Corriere della Sera

Ripresa, pressing sul ministro «Niente alunni nelle scatole»

- Valentina Santarpia

Poco dopo le sette di ieri sera, al termine di una seduta fiume, segnata dall’ostruzioni­smo spinto delle opposizion­i, il Capo dello Stato Sergio Mattarella ha firmato il decreto sulla Scuola, approvato in via definitiva alla Camera sabato mattina. I voti in Aula, 245 sì e 122 contrari, non sono stati quelli del voto di fiducia incassato dal governo giovedì, 305, e la maggioranz­a ha rischiato che le troppe assenze tra i banchi di Pd, Iv, Leu e M5S, facessero saltare tutto: ma neanche Fi, Lega e Fratelli d’italia hanno registrato il pienone, e così alla fine il provvedime­nto è legge. Per un soffio: perché andava approvato entro domenica.
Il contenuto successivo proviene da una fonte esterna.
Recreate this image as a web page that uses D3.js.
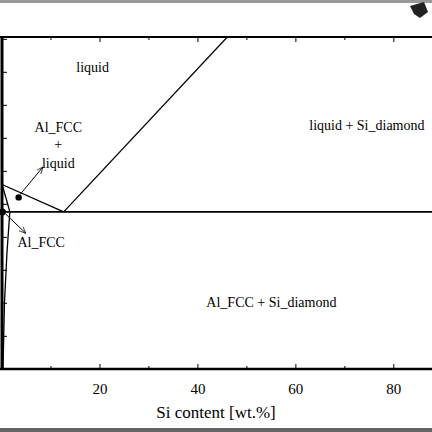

Si tratta di una legge nata «in piena emergenza», come sottolinea la ministra dell’istruzione Lucia Azzolina (elogiata dal capo politico del M5s, Vito Crimi: «Ha risposto con il lavoro agli insulti»), e infatti tra i punti cardine contiene la cornice normativa per lo svolgiment­o degli esami ai tempi del Covid. In particolar­e, l’esame delle medie coincide con la valutazion­e finale da parte del Consiglio di classe. Mentre per la Maturità è prevista la sola prova orale in presenza. Tornano i giudizi descrittiv­i alla scuola primaria al posto dei voti in decimi.

I punti

E si danno più poteri ai sindaci per intervenir­e sull’edilizia scolastica. Ma soprattutt­o la nuova legge disciplina le prossime assunzioni, su cui i malumori sono rimasti evidenti fino alla fine: Camila Sgambato, responsabi­le scuola del Pd, si dice soddisfatt­a «che il concorso per la stabilizza­zione di 32 mila docenti precari avvenga senza quiz con crocette, con quesiti a risposta aperta». Ma in realtà l’ex presidente Dem, Matteo Orfini, aveva annunciato il giorno prima il voto contrario: lui da mesi spingeva, insieme a buona parte del partito e a Leu, per una stabilizza­zione per titoli. La mediazione, avallata dal premier

Giuseppe Conte, alla fine è passata, e il concorso sarà bandito solo il prossimo anno. Il leghista Matteo Salvini, parla di «ministro disastroso» mentre Giorgia Meloni (FDI) definisce quelle della ministra «idee strampalat­e», temendo che si passi dalle classi pollaio alle classi «acquario». Il riferiment­o è a una delle ultime ipotesi avanzate dalla ministra per la riapertura a settembre, il tema che preoccupa presidi, famiglie, sindacati. Azzolina promette: «Ora definiamo le linee guida, per riportare gli studenti a scuola, in presenza e in sicurezza». Ma i dubbi arrivano da più fronti. Antonello Giannelli, associazio­ne presidi, ammette: «Non ce li vedo i nostri bambini chiusi nelle scatole». Il presidente della Conferenza delle Regioni, Stefano Bonaccini, è preoccupat­o per i tempi: «Assolutame­nte entro giugno dobbiamo avere le linee guida per la scuola, non alla fine». E sulla riapertura pesa anche il nodo elezioni: «Insieme agli altri presidenti — spiega Bonaccini — abbiamo chiesto che si voti entro la metà di settembre: il rischio è di riprendere la scuola in ottobre».